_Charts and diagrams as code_
________________________

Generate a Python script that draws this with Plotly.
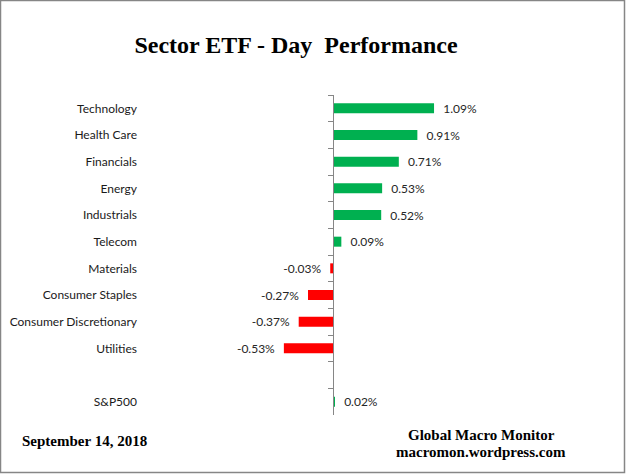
import plotly.graph_objects as go

categories = ["Technology", "Health Care", "Financials", "Energy", "Industrials",
              "Telecom", "Materials", "Consumer Staples", "Consumer Discretionary",
              "Utilities", " ", "S&P500"]
values = [1.09, 0.91, 0.71, 0.53, 0.52, 0.09, -0.03, -0.27, -0.37, -0.53, None, 0.02]

title_text = "Sector ETF - Day  Performance"
date_text = "September 14, 2018"
source_lines = ["Global Macro Monitor", "macromon.wordpress.com"]

W, H = 626, 474
colors = ["#00B050" if (v is not None and v >= 0) else "#FF0000" for v in values]
NB = "\u00a0\u00a0"
texts = [("" if v is None else (NB + f"{v:.2f}%" if v >= 0 else f"{v:.2f}%" + NB))
         for v in values]

# plot area geometry (paper px)
x_left, x_right = 140, 600
zero_px = 333
px_per_unit = 92.7
span = (x_right - x_left) / px_per_unit
xmin = -(zero_px - x_left) / px_per_unit
xmax = xmin + span

y_top_px, y_bot_px = 95, 415
dom = [1 - y_bot_px / H, 1 - y_top_px / H]

fig = go.Figure()
fig.add_trace(go.Bar(
    x=values, y=categories, orientation="h",
    marker=dict(color=colors, line=dict(width=0)),
    text=texts, textposition="outside", cliponaxis=False, constraintext="none",
    textfont=dict(family="Lato", size=12, color="#262626"),
    hoverinfo="skip", showlegend=False,
))
fig.add_trace(go.Scatter(
    x=[0] * len(categories), y=categories, yaxis="y2", mode="markers",
    marker=dict(opacity=0), hoverinfo="skip", showlegend=False,
))

fig.update_layout(
    width=W, height=H,
    margin=dict(l=0, r=0, t=0, b=0),
    paper_bgcolor="white", plot_bgcolor="white",
    bargap=0.625,
    xaxis=dict(domain=[x_left / W, x_right / W], range=[xmin, xmax],
               visible=False, showgrid=False, zeroline=False),
    yaxis=dict(domain=dom, type="category", categoryarray=categories,
               range=[len(categories) - 0.5, -0.5],
               anchor="free", position=zero_px / W,
               showline=True, linecolor="#868686", linewidth=1,
               ticks="outside", ticklen=5, tickcolor="#868686",
               tickson="boundaries", showticklabels=False, showgrid=False),
    yaxis2=dict(domain=dom, overlaying="y", type="category", categoryarray=categories,
                range=[len(categories) - 0.5, -0.5],
                anchor="free", position=137 / W, side="left",
                showline=False, ticks="", showgrid=False,
                tickfont=dict(family="Lato", size=12, color="#1a1a1a")),
    title=dict(text=f"<b>{title_text}</b>", x=296 / W, xanchor="center",
               y=1 - 45 / H, yanchor="middle",
               font=dict(family="Liberation Serif", size=24, color="black")),
)

fig.add_annotation(text=f"<b>{date_text}</b>", xref="paper", yref="paper",
                   x=20 / W, y=1 - 441 / H, xanchor="left", yanchor="middle",
                   showarrow=False,
                   font=dict(family="Liberation Serif", size=15, color="black"))
fig.add_annotation(text=f"<b>{source_lines[0]}</b>", xref="paper", yref="paper",
                   x=481 / W, y=1 - 435 / H, xanchor="center", yanchor="middle",
                   showarrow=False,
                   font=dict(family="Liberation Serif", size=15, color="black"))
fig.add_annotation(text=f"<b>{source_lines[1]}</b>", xref="paper", yref="paper",
                   x=481 / W, y=1 - 452 / H, xanchor="center", yanchor="middle",
                   showarrow=False,
                   font=dict(family="Liberation Serif", size=15, color="black"))

fig.add_shape(type="rect", xref="paper", yref="paper", x0=0.5 / W, y0=1.5 / H,
              x1=1 - 1.5 / W, y1=1 - 0.5 / H,
              line=dict(color="#868686", width=1.5), fillcolor="rgba(0,0,0,0)")

fig.write_html("out.html", config={"displayModeBar": False},
               post_script="document.body.style.margin='0';document.body.style.overflow='hidden';")
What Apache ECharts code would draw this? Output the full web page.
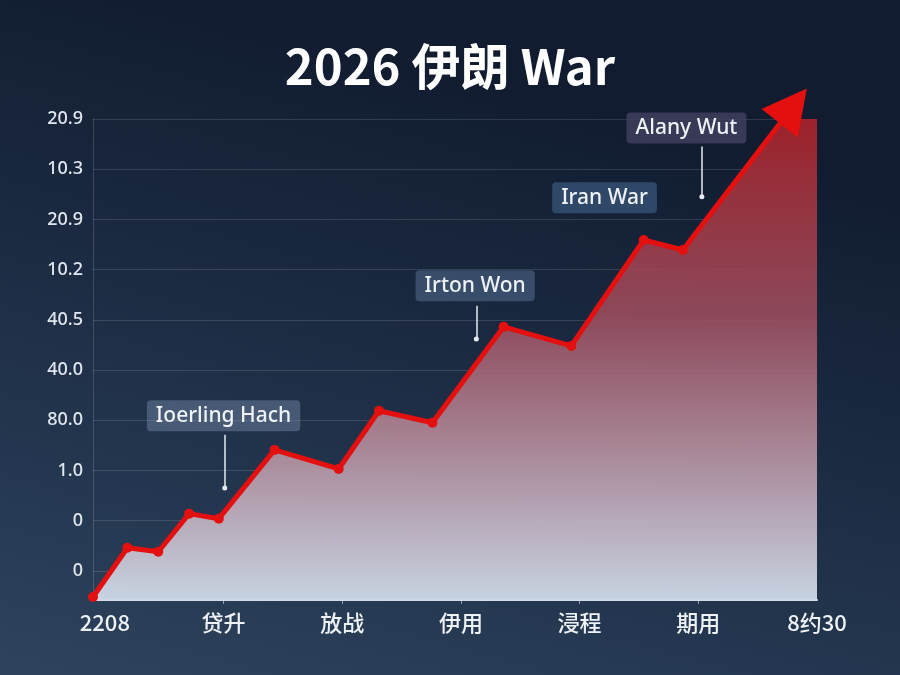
<!DOCTYPE html>
<html>
<head>
<meta charset="utf-8">
<script src="https://cdn.jsdelivr.net/npm/echarts@6/dist/echarts.min.js"></script>
<style>
  html, body { margin: 0; padding: 0; background: #15223a; }
  #main { width: 900px; height: 675px; }
</style>
</head>
<body>
<div id="main"></div>
<script>
// 坐标轴标签
var xLabels = ['2208', '贷升', '放战', '伊用', '浸程', '期用', '8约30'];
var yLabels = ['0', '0', '1.0', '80.0', '40.0', '40.5', '10.2', '20.9', '10.3', '20.9'];

// 折线点 (x 以标签序号为单位, y 以网格线为单位)
var xs = [-0.10, 0.19, 0.45, 0.71, 0.96, 1.43, 1.97, 2.31, 2.76, 3.36, 3.93, 4.54, 4.87, 5.80];
var ys = [-0.52, 0.46, 0.38, 1.14, 1.04, 2.41, 2.03, 3.19, 2.95, 4.86, 4.48, 6.59, 6.39, 9.26];
// 面积延伸到右边界
var areaEndX = 6.0;
var areaEndY = 9.8;

// 注释文字
var notes = ['Ioerling Hach', 'Irton Won', 'Iran War', 'Alany Wut'];
var noteX = [1.00, 3.12, 4.21, 4.90];
var noteY = [3.09, 5.68, 7.43, 8.82];
var noteBg = ['rgba(120,140,170,0.45)', 'rgba(95,125,160,0.45)', 'rgba(70,105,145,0.55)', 'rgba(70,65,100,0.75)'];
// 引线 [x, y起, y止]
var leaders = [[1.01, 2.71, 1.65], [3.13, 5.28, 4.62], [5.03, 8.45, 7.45]];

var myChart = echarts.init(document.getElementById('main'));

var lineData = xs.map(function (x, i) {
    if (i === xs.length - 1) {
        return { value: [x, ys[i]], symbol: 'triangle', symbolSize: [46, 44], symbolRotate: -38 };
    }
    return [x, ys[i]];
});
var areaData = xs.slice(0, xs.length - 1).map(function (x, i) { return [x, ys[i]]; });
areaData.push([areaEndX, areaEndY]);

var markPts = notes.map(function (t, i) {
    return {
        coord: [noteX[i], noteY[i]],
        label: {
            show: true, formatter: t, position: 'inside',
            color: '#eef2f7', fontSize: 21, fontWeight: 500, fontFamily: 'Noto Sans',
            backgroundColor: noteBg[i], borderRadius: 4,
            padding: [5, 9, 5, 9]
        }
    };
});
var markLns = leaders.map(function (l) {
    return [{ coord: [l[0], l[1]] }, { coord: [l[0], l[2]] }];
});

var option = {
    backgroundColor: {
        type: 'linear', x: 0.2, y: 0, x2: 0, y2: 1,
        colorStops: [
            { offset: 0, color: '#111c31' },
            { offset: 0.55, color: '#203149' },
            { offset: 1, color: '#2e435e' }
        ]
    },
    animation: false,
    title: {
        text: '2026 伊朗 War',
        left: 'center',
        top: 37,
        textStyle: { color: '#ffffff', fontSize: 49, fontWeight: 'bold', fontFamily: 'Noto Sans CJK SC' }
    },
    grid: { left: 93, right: 83, top: 119, bottom: 75 },
    xAxis: {
        type: 'value',
        min: -0.10,
        max: 6,
        axisLine: { show: true, onZero: false, lineStyle: { color: '#d3dbe6', width: 2 } },
        axisTick: { show: true, length: 4, customValues: [1, 2, 3, 4, 5], lineStyle: { color: 'rgba(220,228,238,0.6)' } },
        splitLine: { show: false },
        axisLabel: {
            customValues: [0, 1, 2, 3, 4, 5, 6],
            formatter: function (v) { return xLabels[Math.round(v)]; },
            color: '#eef2f7', fontSize: 22, fontWeight: 500, margin: 12, fontFamily: 'Noto Sans CJK SC'
        }
    },
    yAxis: {
        type: 'value',
        min: -0.58,
        max: 9,
        axisLine: { show: true, onZero: false, lineStyle: { color: 'rgba(255,255,255,0.15)' } },
        axisTick: { show: false, customValues: [0, 1, 2, 3, 4, 5, 6, 7, 8, 9] },
        splitLine: { show: true, lineStyle: { color: 'rgba(255,255,255,0.13)' } },
        axisLabel: {
            customValues: [0, 1, 2, 3, 4, 5, 6, 7, 8, 9],
            formatter: function (v) { return yLabels[Math.round(v)]; },
            color: '#e1e7ef', fontSize: 18, fontWeight: 500, margin: 10, fontFamily: 'Noto Sans'
        }
    },
    series: [
        {
            type: 'line',
            data: areaData,
            clip: true,
            symbol: 'none',
            lineStyle: { width: 0 },
            z: 1,
            areaStyle: {
                origin: 'start',
                opacity: 1,
                color: {
                    type: 'linear', x: 0, y: 0, x2: 0, y2: 1,
                    colorStops: [
                        { offset: 0, color: 'rgba(165,25,32,0.96)' },
                        { offset: 0.45, color: 'rgba(160,78,95,0.86)' },
                        { offset: 1, color: 'rgba(205,216,230,0.97)' }
                    ]
                }
            }
        },
        {
            type: 'line',
            data: lineData,
            clip: false,
            symbol: 'circle',
            symbolSize: 10,
            z: 3,
            itemStyle: { color: '#e3100f' },
            lineStyle: { color: '#e3100f', width: 5 },
            markPoint: { symbol: 'circle', symbolSize: 0, data: markPts },
            markLine: {
                silent: true,
                symbol: ['none', 'circle'],
                symbolSize: 5,
                label: { show: false },
                lineStyle: { color: '#e6ebf2', width: 1.5, type: 'solid' },
                data: markLns
            }
        }
    ]
};

myChart.setOption(option);
</script>
</body>
</html>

________________________

_Exercise aim_
Please reproduce, word for word, every line from the first line of the records above through the line containing "import plotly.graph_objects as go", and leave out the pictures.

_Result_
Generate a Python script that draws this with Plotly.
import plotly.graph_objects as go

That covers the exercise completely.